→ WHAT YOU NEED TO DO
Exactly the lines from the start of the data below through the line that contains "import numpy as np" are to be copied, with pictures left out.

┄┄┄┄┄┄

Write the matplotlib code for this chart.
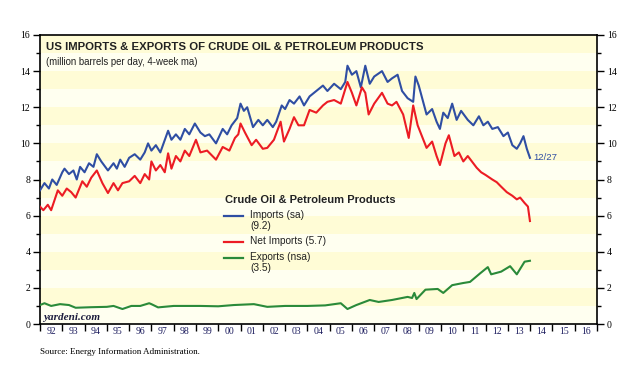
import matplotlib
matplotlib.use("Agg")
import matplotlib.pyplot as plt
import numpy as np

# weekly series (decimal year, million barrels per day)
imports_t = [1992.0, 1992.2, 1992.4, 1992.55, 1992.75, 1993.0, 1993.1, 1993.3, 1993.5, 1993.65,
             1993.8, 1994.0, 1994.2, 1994.4, 1994.55, 1994.75, 1995.05, 1995.3, 1995.45, 1995.6,
             1995.8, 1996.0, 1996.25, 1996.5, 1996.7, 1996.85, 1997.0, 1997.2, 1997.4, 1997.75,
             1997.9, 1998.1, 1998.3, 1998.5, 1998.7, 1998.95, 1999.2, 1999.4, 1999.6, 1999.9,
             2000.2, 2000.4, 2000.6, 2000.85, 2001.0, 2001.15, 2001.3, 2001.56, 2001.8, 2002.0,
             2002.2, 2002.45, 2002.6, 2002.85, 2003.0, 2003.2, 2003.4, 2003.65, 2003.85, 2004.1,
             2004.4, 2004.7, 2004.9, 2005.2, 2005.5, 2005.7, 2005.8, 2006.0, 2006.2, 2006.4,
             2006.6, 2006.8, 2007.0, 2007.35, 2007.6, 2007.8, 2008.05, 2008.25, 2008.5, 2008.75,
             2008.85, 2009.0, 2009.35, 2009.6, 2009.8, 2009.95, 2010.1, 2010.3, 2010.5, 2010.7,
             2010.9, 2011.2, 2011.45, 2011.7, 2011.9, 2012.1, 2012.3, 2012.55, 2012.8, 2013.0,
             2013.2, 2013.4, 2013.55, 2013.7, 2013.85, 2013.99]
imports_v = [7.4, 7.8, 7.5, 8.0, 7.7, 8.4, 8.6, 8.3, 8.5, 8.0,
             8.7, 8.4, 8.9, 8.7, 9.4, 9.0, 8.5, 8.9, 8.6, 9.1,
             8.7, 9.2, 9.4, 9.1, 9.5, 10.0, 9.6, 9.9, 9.5, 10.7,
             10.2, 10.5, 10.2, 10.8, 10.5, 11.1, 10.6, 10.4, 10.5, 10.0,
             10.8, 10.5, 11.0, 11.4, 12.2, 11.8, 12.0, 10.9, 11.3, 11.0,
             11.3, 10.9, 11.2, 12.1, 11.9, 12.4, 12.2, 12.6, 12.1, 12.6,
             12.9, 13.2, 12.9, 13.3, 13.0, 13.4, 14.3, 13.8, 14.0, 13.1,
             14.3, 13.3, 13.7, 14.0, 13.4, 13.6, 13.8, 12.9, 12.5, 12.3,
             13.7, 13.2, 11.6, 11.9, 11.2, 10.8, 11.7, 11.4, 12.2, 11.3,
             11.8, 11.3, 11.0, 11.5, 11.0, 11.2, 10.8, 10.9, 10.4, 10.6,
             9.9, 9.7, 10.0, 10.4, 9.7, 9.2]

net_t = [1992.0, 1992.15, 1992.35, 1992.5, 1992.8, 1993.0, 1993.2, 1993.4, 1993.6, 1993.9,
         1994.1, 1994.3, 1994.55, 1994.8, 1995.05, 1995.3, 1995.5, 1995.7, 1996.0, 1996.25,
         1996.5, 1996.7, 1996.9, 1997.0, 1997.2, 1997.4, 1997.6, 1997.75, 1997.9, 1998.1,
         1998.3, 1998.5, 1998.7, 1999.0, 1999.2, 1999.5, 1999.9, 2000.2, 2000.5, 2000.75,
         2000.9, 2001.0, 2001.2, 2001.5, 2001.7, 2002.0, 2002.2, 2002.5, 2002.8, 2002.95,
         2003.2, 2003.4, 2003.6, 2003.85, 2004.1, 2004.4, 2004.7, 2004.9, 2005.2, 2005.5,
         2005.8, 2006.0, 2006.2, 2006.45, 2006.6, 2006.75, 2007.0, 2007.35, 2007.6, 2007.8,
         2008.0, 2008.3, 2008.55, 2008.75, 2008.95, 2009.35, 2009.6, 2009.8, 2009.95, 2010.2,
         2010.35, 2010.6, 2010.8, 2011.0, 2011.2, 2011.6, 2011.8, 2012.0, 2012.3, 2012.5,
         2012.7, 2012.95, 2013.2, 2013.4, 2013.55, 2013.75, 2013.9, 2013.99]
net_v = [6.5, 6.3, 6.6, 6.3, 7.4, 7.1, 7.5, 7.3, 7.0, 7.9,
         7.6, 8.1, 8.5, 7.8, 7.25, 7.8, 7.4, 7.8, 7.9, 8.2,
         7.8, 8.3, 8.0, 9.0, 8.5, 8.8, 8.4, 9.45, 8.6, 9.3,
         9.0, 9.6, 9.3, 10.2, 9.5, 9.6, 9.1, 9.8, 9.6, 10.3,
         10.5, 11.1, 10.6, 9.9, 10.2, 9.7, 9.75, 10.2, 11.2, 10.1,
         10.8, 11.45, 11.0, 11.0, 11.85, 11.7, 12.1, 12.3, 12.4, 12.2,
         13.4, 12.8, 12.1, 13.1, 12.8, 11.6, 12.2, 12.8, 12.2, 12.1,
         12.3, 11.6, 10.3, 12.1, 11.0, 9.75, 10.1, 9.3, 8.8, 10.0,
         10.45, 9.3, 9.5, 9.0, 9.3, 8.65, 8.4, 8.25, 8.0, 7.85,
         7.6, 7.3, 7.1, 6.9, 7.0, 6.7, 6.5, 5.7]

exports_t = [1992.0, 1992.2, 1992.5, 1992.9, 1993.3, 1993.6, 1994.3, 1995.0, 1995.3, 1995.7,
             1996.1, 1996.5, 1996.9, 1997.0, 1997.3, 1998.0, 1999.2, 2000.0, 2000.7, 2001.6,
             2002.2, 2003.0, 2004.0, 2004.8, 2005.5, 2005.8, 2006.2, 2006.8, 2007.2, 2007.8,
             2008.5, 2008.7, 2008.8, 2008.9, 2009.3, 2009.85, 2010.1, 2010.5, 2011.0, 2011.3,
             2011.75, 2012.1, 2012.25, 2012.7, 2013.1, 2013.4, 2013.75, 2013.99]
exports_v = [1.05, 1.15, 1.0, 1.1, 1.05, 0.9, 0.93, 0.95, 1.0, 0.83,
             1.0, 1.0, 1.15, 1.1, 0.92, 1.0, 1.0, 0.98, 1.05, 1.1,
             0.95, 1.0, 1.0, 1.03, 1.15, 0.83, 1.05, 1.33, 1.22, 1.33,
             1.5, 1.44, 1.72, 1.38, 1.9, 1.94, 1.72, 2.15, 2.27, 2.33,
             2.8, 3.15, 2.75, 2.9, 3.2, 2.75, 3.45, 3.5]

years = list(range(1992, 2017))
year_labels = ["%02d" % (y % 100) for y in years]

BLUE = "#2f4ea3"
RED = "#ec1c24"
GREEN = "#2a8a3a"
serif = "Liberation Serif"
sans = "Liberation Sans"

fig = plt.figure(figsize=(6.29, 3.73), dpi=100)
ax = fig.add_axes([40 / 629, 49 / 373, 557 / 629, 289 / 373])

# pale striped background
for lo in range(16):
    ax.axhspan(lo, lo + 1, color="#fffcd6" if lo % 2 else "#fffff0", lw=0, zorder=0)

ax.plot(imports_t, imports_v, color=BLUE, lw=1.5, zorder=3)
ax.plot(net_t, net_v, color=RED, lw=1.5, zorder=3)
ax.plot(exports_t, exports_v, color=GREEN, lw=1.5, zorder=3)

ax.set_xlim(1992, 2017)
ax.set_ylim(0, 16)

ax.set_xticks(years + [2017])
ax.set_xticklabels([])
ax.set_xticks([y + 0.5 for y in years], minor=True)
ax.set_xticklabels(year_labels, minor=True, fontsize=7, family=serif, color="#1c1c5e")
ax.tick_params(axis="x", which="major", direction="out", length=5, width=1, color="black")
ax.tick_params(axis="x", which="minor", length=0, pad=2)

ax.set_yticks(range(0, 17, 2))
ax.set_yticks(range(1, 16, 2), minor=True)
ax.tick_params(axis="y", which="both", direction="out", left=True, right=True,
               labelleft=True, labelright=True, width=1, labelsize=7, pad=2)
ax.tick_params(axis="y", which="major", length=5)
ax.tick_params(axis="y", which="minor", length=3)
for lab in ax.get_yticklabels():
    lab.set_family(serif)

for s in ax.spines.values():
    s.set_linewidth(1.2)

ax.text(0.01, 0.977, "US IMPORTS & EXPORTS OF CRUDE OIL & PETROLEUM PRODUCTS",
        transform=ax.transAxes, fontsize=8.2, fontweight="bold", family=sans,
        va="top", ha="left", color="#222222")
ax.text(0.01, 0.925, "(million barrels per day, 4-week ma)", transform=ax.transAxes,
        fontsize=6.9, family=sans, va="top", ha="left", color="#222222")

# legend block
lx0, lx1, tx = 224, 243, 250
def px(x, y):
    return ((x - 40) / 557, (324 - y) / 289)

ax.text(*px(225, 200), "Crude Oil & Petroleum Products", transform=ax.transAxes,
        fontsize=8, fontweight="bold", family=sans, va="center", ha="left", color="#222222")
entries = [(BLUE, 216, "Imports (sa)\n(9.2)"), (RED, 242, "Net Imports (5.7)"),
           (GREEN, 258, "Exports (nsa)\n(3.5)")]
for c, yy, lab in entries:
    a, b = px(lx0, yy)
    a2, _ = px(lx1, yy)
    ax.plot([a, a2], [b, b], transform=ax.transAxes, color=c, lw=1.6, zorder=4)
    ax.text(px(tx, yy)[0], b + 0.022, lab, transform=ax.transAxes, fontsize=7.3,
            family=sans, va="top", ha="left", color="#222222", linespacing=1.15)

ax.text(*px(533, 158), "12/27", transform=ax.transAxes, fontsize=6.8, family=sans,
        color=BLUE, va="center", ha="left")
ax.text(*px(43, 317), "yardeni.com", transform=ax.transAxes, fontsize=8,
        family=serif, style="italic", fontweight="bold", color="#1c1c3e",
        va="center", ha="left")

fig.text(40 / 629, 1 - 352 / 373, "Source: Energy Information Administration.",
         fontsize=6.5, family=serif, va="center", ha="left")

fig.savefig("out.png", dpi=100, facecolor="white")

┄┄┄┄┄┄

→ TASK RESULT
Write the matplotlib code for this chart.
import matplotlib
matplotlib.use("Agg")
import matplotlib.pyplot as plt
import numpy as np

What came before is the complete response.